In my dissertation, I articulate and defend a novel account of absolute moral prohibitions, from a broadly Aristotelian perspective. The starting point of my argument is the work of Elizabeth Anscombe. The absence of absolute moral prohibitions from modern philosophical discourse is arguably Anscombe’s main concern in her seminal paper “Modern Moral Philosophy” (1958). Throughout that famous critique of consequentialist moral philosophy and its metaethics, Anscombe returns repeatedly to the same point: modern moral philosophers have no concept of absolute prohibitions—which is to say, exceptionless prohibitions—against specific forms of wrongdoing. Anscombe punctuates her argument by suggesting that in light of modern moral philosophy’s failures, we should rehabilitate the pre-Christian ethical language of virtue, vice, and justice. Her argument is widely interpreted as a call to rehabilitate Aristotelian ethics, and accordingly inspired a renewal of interest in Aristotle’s ethics among Anglo-American philosophers. But few among the scholars who responded to Anscombe’s call have dealt head-on with her insistence that modern moral philosophy’s central failure is its inability to account for absolute moral prohibitions. Fewer still have hoped to ground absolute prohibitions by turning to Aristotle. I argue that not only does Aristotle endorse the view that some actions are always wrong, and therefore never to be done, but also that this view is of genuine philosophical interest and merit. My aim is to rehabilitate absolute prohibitions, both as a subject of philosophical inquiry and also as an important part of our ethical lives. Against the predominant view of absolute principles as crude instruments of dogmatism, I argue that a commitment to some absolute moral prohibitions is compatible with, and indeed an important part of, the neo-Aristotelian’s conceptual repertoire.

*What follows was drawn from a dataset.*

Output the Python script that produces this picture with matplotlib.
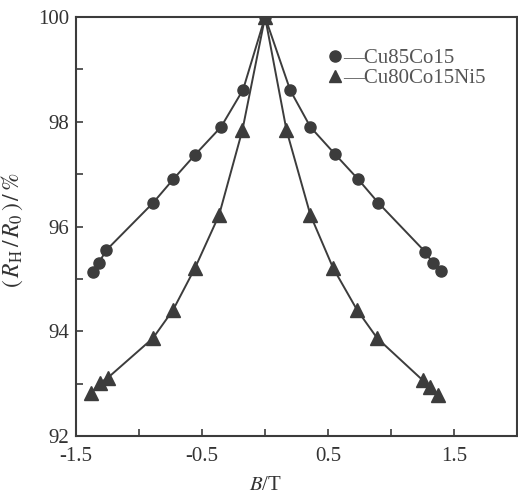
import matplotlib
matplotlib.use("Agg")
import matplotlib.pyplot as plt
from matplotlib.lines import Line2D

# Cu85Co15 (circles)
b_cu85 = [-1.37, -1.32, -1.26, -0.89, -0.73, -0.556, -0.35, -0.175, 0.0,
          0.2, 0.36, 0.556, 0.74, 0.9, 1.27, 1.33, 1.40]
r_cu85 = [95.13, 95.31, 95.55, 96.45, 96.90, 97.37, 97.90, 98.61, 100.0,
          98.60, 97.90, 97.38, 96.90, 96.45, 95.52, 95.31, 95.15]

# Cu80Co15Ni5 (triangles)
b_cu80 = [-1.38, -1.31, -1.25, -0.89, -0.73, -0.556, -0.365, -0.18, 0.0,
          0.17, 0.36, 0.54, 0.73, 0.89, 1.25, 1.31, 1.37]
r_cu80 = [92.82, 93.02, 93.11, 93.87, 94.41, 95.21, 96.22, 97.84, 100.0,
          97.84, 96.22, 95.21, 94.41, 93.87, 93.07, 92.94, 92.79]

x_ticks = [-1.5, -1.0, -0.5, 0.0, 0.5, 1.0, 1.5]
x_labels = ["-1.5", "", "-0.5", "", "0.5", "", "1.5"]
y_ticks = [92, 94, 96, 98, 100]

plt.rcParams['font.family'] = ['Liberation Serif', 'DejaVu Serif']
plt.rcParams['mathtext.fontset'] = 'stix'

col = '#3c3c3c'
fig = plt.figure(figsize=(5.18, 4.99), dpi=100)
ax = fig.add_axes([0.147, 0.126, 0.851, 0.840])

ax.plot(b_cu85, r_cu85, '-', color=col, lw=1.4, marker='o', ms=8)
ax.plot(b_cu80, r_cu80, '-', color=col, lw=1.4, marker='^', ms=9.5)

ax.set_xlim(-1.5, 2.0)
ax.set_ylim(92, 100)
ax.set_xticks(x_ticks)
ax.set_xticklabels(x_labels)
ax.set_yticks(y_ticks)
ax.set_yticks([93, 95, 97, 99], minor=True)
ax.tick_params(which='both', direction='in', length=5, width=1.2, color=col,
               labelsize=15, labelcolor='#333333')
ax.tick_params(axis='x', pad=8)
ax.tick_params(axis='y', pad=5)

for s in ax.spines.values():
    s.set_color(col)
    s.set_linewidth(1.5)

ax.set_xlabel('$B$/T', fontsize=15, color='#333333')
ax.xaxis.set_label_coords(0.43, -0.095)
ax.set_ylabel(r'$(\,R_\mathrm{H}\,/\,R_0\,)\,/\,\%$', fontsize=17, color='#333333')
ax.yaxis.set_label_coords(-0.115, 0.49)

handles = [Line2D([], [], color=col, marker='o', ls='none', ms=8),
           Line2D([], [], color=col, marker='^', ls='none', ms=8)]
ax.legend(handles, ['\u2014Cu85Co15', '\u2014Cu80Co15Ni5'], loc='upper left',
          bbox_to_anchor=(0.53, 0.97), frameon=False, fontsize=15,
          handlelength=0.6, handletextpad=0.1, labelspacing=0.05,
          labelcolor='#555555')

fig.savefig('out.png', dpi=100)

To make this argument, I start from an Aristotelian picture of practical reasoning and the human good, in which, I propose, basic facts about human life and nature make certain goods essential to our flourishing. True claims about how, as human beings, we should act and live are grounded in a rich understanding of who we are: rational, social, mortal beings whose flourishing depends in great part on our states of character. These claims leave room for value pluralism in a broad range of human pursuits, but do set some boundaries on what can count as a good human life. Once we identify particular goods as fundamental, it becomes clear that some courses of action are inherently, and therefore always, corrosive of those goods. In light of this, I argue that several norms generated by this account of value will necessarily become absolute, when it can be shown that violation of those norms is always incompatible with the good.
The importance of absolute prohibitions, for the neo-Aristotelian, shows up first in our moral education. I take it to be an important feature of Aristotle’s view that we are not, ethically speaking, blank slates. Our moral development begins from certain essential starting points that orient our practical reasoning and affective responses as we move through the world. It is therefore critical that we have the right essential starting points in place. Picking up on Anscombe’s seemingly blithe remark about corrupt minds in “Modern Moral Philosophy,” I argue that it reflects a substantive insight about the nature of moral reasoning. Without the right starting points, we risk corruption as agents and as thinkers. These starting points turn out to be very basic principles about how one should act, that help generate and guide our habituated attitudes toward the issues the principles target.
In the second half of the dissertation, I turn to Thomas Aquinas to articulate the specific formulation of absolute moral prohibitions. On Aquinas’s account of action, species of action are bad or good in virtue of their objects, and specific instances of action are bad or good in virtue of both external facts about the action, including object and circumstance, and the intentional states of the agent. The contours of this analysis shape my outline of absolute moral prohibitions as principles targeting intentional actions taken towards exceptionlessly bad ends. Absolutely prohibited actions, on my view, are those that in their object are contrary to human good, and gravely so. And agents will be liable, or blameworthy, for violating a prohibition if they do so intentionally under the description that corresponds to the prohibition. Though unlike Aquinas, Aristotle does not posit a distinct faculty of the will, I argue that this analysis is consistent with Aristotle’s account of practical reason and voluntariness. In the final chapter of the dissertation, I put my account to the test by narrowing in on a single (and singularly challenging) prohibition—the absolute prohibition against murder—to illustrate how such a principle might be formulated and implemented.